Retype verbatim only the lines below, starting at the one that contains "Generate a Python" and ending at the one that contains "fig = go.Figure()". Pictures are excluded from the copy.

---- Records supplied

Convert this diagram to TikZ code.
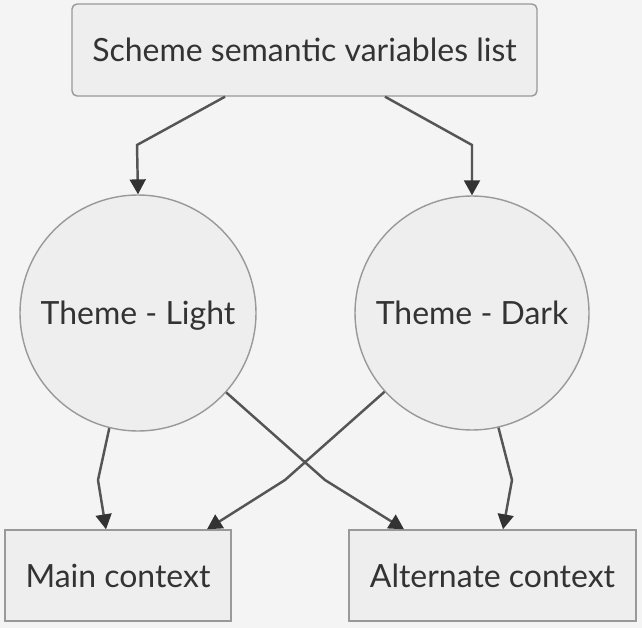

--------
---- Records supplied

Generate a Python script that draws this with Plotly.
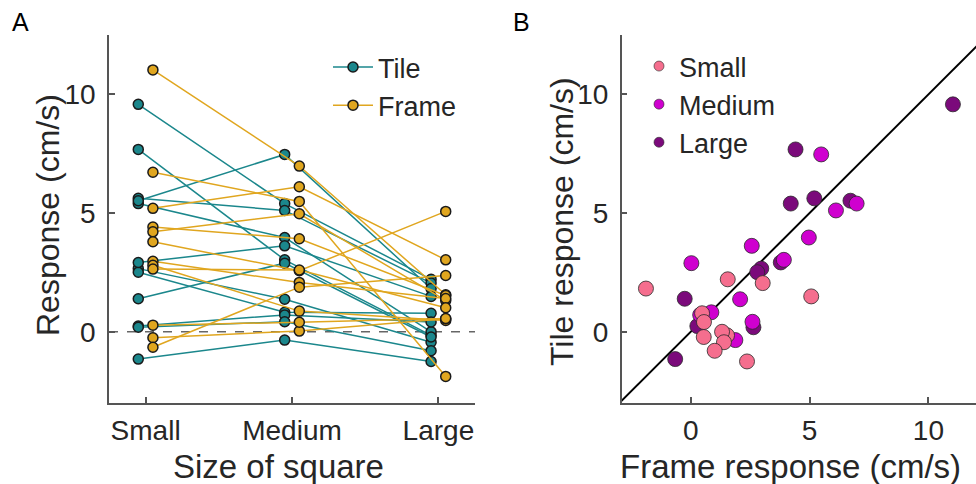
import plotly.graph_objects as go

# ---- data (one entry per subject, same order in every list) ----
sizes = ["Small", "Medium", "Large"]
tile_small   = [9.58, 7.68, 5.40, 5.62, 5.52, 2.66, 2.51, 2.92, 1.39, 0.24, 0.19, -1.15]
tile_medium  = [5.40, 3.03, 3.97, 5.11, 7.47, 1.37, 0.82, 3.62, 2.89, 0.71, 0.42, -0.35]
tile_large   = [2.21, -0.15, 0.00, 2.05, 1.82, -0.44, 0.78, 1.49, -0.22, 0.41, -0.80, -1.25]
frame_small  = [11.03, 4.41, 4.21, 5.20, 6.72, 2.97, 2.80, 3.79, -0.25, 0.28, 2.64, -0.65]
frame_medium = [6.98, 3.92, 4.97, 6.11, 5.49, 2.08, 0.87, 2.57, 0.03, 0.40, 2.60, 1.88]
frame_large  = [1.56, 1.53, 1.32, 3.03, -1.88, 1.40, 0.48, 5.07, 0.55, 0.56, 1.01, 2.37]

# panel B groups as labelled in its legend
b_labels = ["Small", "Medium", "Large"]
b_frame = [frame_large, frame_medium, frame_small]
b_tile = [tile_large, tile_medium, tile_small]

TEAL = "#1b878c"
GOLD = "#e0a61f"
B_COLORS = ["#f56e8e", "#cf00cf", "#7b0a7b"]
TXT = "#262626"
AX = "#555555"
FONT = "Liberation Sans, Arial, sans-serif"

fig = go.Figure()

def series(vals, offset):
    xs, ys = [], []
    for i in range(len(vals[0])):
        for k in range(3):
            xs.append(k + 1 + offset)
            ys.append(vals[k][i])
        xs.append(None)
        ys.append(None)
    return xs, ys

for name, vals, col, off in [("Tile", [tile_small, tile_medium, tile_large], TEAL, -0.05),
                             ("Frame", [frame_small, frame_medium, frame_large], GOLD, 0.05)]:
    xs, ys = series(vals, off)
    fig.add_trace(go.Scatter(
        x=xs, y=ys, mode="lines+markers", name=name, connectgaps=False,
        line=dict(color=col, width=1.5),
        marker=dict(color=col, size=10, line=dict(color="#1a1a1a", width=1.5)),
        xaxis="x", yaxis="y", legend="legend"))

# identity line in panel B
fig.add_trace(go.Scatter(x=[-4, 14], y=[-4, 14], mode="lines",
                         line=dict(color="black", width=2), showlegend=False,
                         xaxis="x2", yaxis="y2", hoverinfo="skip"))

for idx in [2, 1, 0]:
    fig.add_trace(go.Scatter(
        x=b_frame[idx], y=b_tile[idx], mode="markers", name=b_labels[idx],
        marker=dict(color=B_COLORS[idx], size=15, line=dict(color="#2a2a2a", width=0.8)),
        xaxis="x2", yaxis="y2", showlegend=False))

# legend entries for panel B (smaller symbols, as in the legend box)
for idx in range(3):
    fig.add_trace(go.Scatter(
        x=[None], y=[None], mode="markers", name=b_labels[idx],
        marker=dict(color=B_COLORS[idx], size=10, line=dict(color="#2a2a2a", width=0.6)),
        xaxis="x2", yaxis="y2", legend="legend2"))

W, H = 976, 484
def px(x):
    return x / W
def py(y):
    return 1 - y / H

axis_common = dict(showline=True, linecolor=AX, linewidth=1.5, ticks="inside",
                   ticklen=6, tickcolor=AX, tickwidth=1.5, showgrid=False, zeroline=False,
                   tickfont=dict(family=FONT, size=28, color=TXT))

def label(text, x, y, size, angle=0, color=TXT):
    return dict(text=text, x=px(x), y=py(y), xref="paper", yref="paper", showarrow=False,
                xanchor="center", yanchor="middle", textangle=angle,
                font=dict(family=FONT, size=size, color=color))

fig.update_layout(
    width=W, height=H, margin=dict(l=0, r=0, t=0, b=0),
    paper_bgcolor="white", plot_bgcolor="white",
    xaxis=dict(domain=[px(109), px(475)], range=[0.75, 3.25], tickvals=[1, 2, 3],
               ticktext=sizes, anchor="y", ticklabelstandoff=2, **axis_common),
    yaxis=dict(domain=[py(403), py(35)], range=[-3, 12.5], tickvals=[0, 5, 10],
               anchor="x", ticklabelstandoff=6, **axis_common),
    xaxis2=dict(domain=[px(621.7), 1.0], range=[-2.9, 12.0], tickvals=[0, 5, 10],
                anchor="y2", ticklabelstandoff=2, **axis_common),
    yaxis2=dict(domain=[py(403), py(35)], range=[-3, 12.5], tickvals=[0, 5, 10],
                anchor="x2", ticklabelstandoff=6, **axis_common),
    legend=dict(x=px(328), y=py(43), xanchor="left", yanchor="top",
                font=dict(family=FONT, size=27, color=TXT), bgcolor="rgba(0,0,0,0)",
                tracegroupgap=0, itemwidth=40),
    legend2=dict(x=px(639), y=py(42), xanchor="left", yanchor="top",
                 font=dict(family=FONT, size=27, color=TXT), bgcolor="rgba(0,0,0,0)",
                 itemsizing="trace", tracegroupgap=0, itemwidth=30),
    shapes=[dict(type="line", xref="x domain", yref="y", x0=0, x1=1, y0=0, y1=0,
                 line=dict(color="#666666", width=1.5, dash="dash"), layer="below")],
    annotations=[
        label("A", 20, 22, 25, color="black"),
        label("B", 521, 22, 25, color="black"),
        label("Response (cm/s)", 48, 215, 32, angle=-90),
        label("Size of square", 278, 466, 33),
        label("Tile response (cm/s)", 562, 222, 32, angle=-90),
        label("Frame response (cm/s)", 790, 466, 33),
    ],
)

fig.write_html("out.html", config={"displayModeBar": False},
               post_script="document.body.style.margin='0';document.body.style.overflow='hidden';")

--------

*Answer*.
Generate a Python script that draws this with Plotly.
import plotly.graph_objects as go

# ---- data (one entry per subject, same order in every list) ----
sizes = ["Small", "Medium", "Large"]
tile_small   = [9.58, 7.68, 5.40, 5.62, 5.52, 2.66, 2.51, 2.92, 1.39, 0.24, 0.19, -1.15]
tile_medium  = [5.40, 3.03, 3.97, 5.11, 7.47, 1.37, 0.82, 3.62, 2.89, 0.71, 0.42, -0.35]
tile_large   = [2.21, -0.15, 0.00, 2.05, 1.82, -0.44, 0.78, 1.49, -0.22, 0.41, -0.80, -1.25]
frame_small  = [11.03, 4.41, 4.21, 5.20, 6.72, 2.97, 2.80, 3.79, -0.25, 0.28, 2.64, -0.65]
frame_medium = [6.98, 3.92, 4.97, 6.11, 5.49, 2.08, 0.87, 2.57, 0.03, 0.40, 2.60, 1.88]
frame_large  = [1.56, 1.53, 1.32, 3.03, -1.88, 1.40, 0.48, 5.07, 0.55, 0.56, 1.01, 2.37]

# panel B groups as labelled in its legend
b_labels = ["Small", "Medium", "Large"]
b_frame = [frame_large, frame_medium, frame_small]
b_tile = [tile_large, tile_medium, tile_small]

TEAL = "#1b878c"
GOLD = "#e0a61f"
B_COLORS = ["#f56e8e", "#cf00cf", "#7b0a7b"]
TXT = "#262626"
AX = "#555555"
FONT = "Liberation Sans, Arial, sans-serif"

fig = go.Figure()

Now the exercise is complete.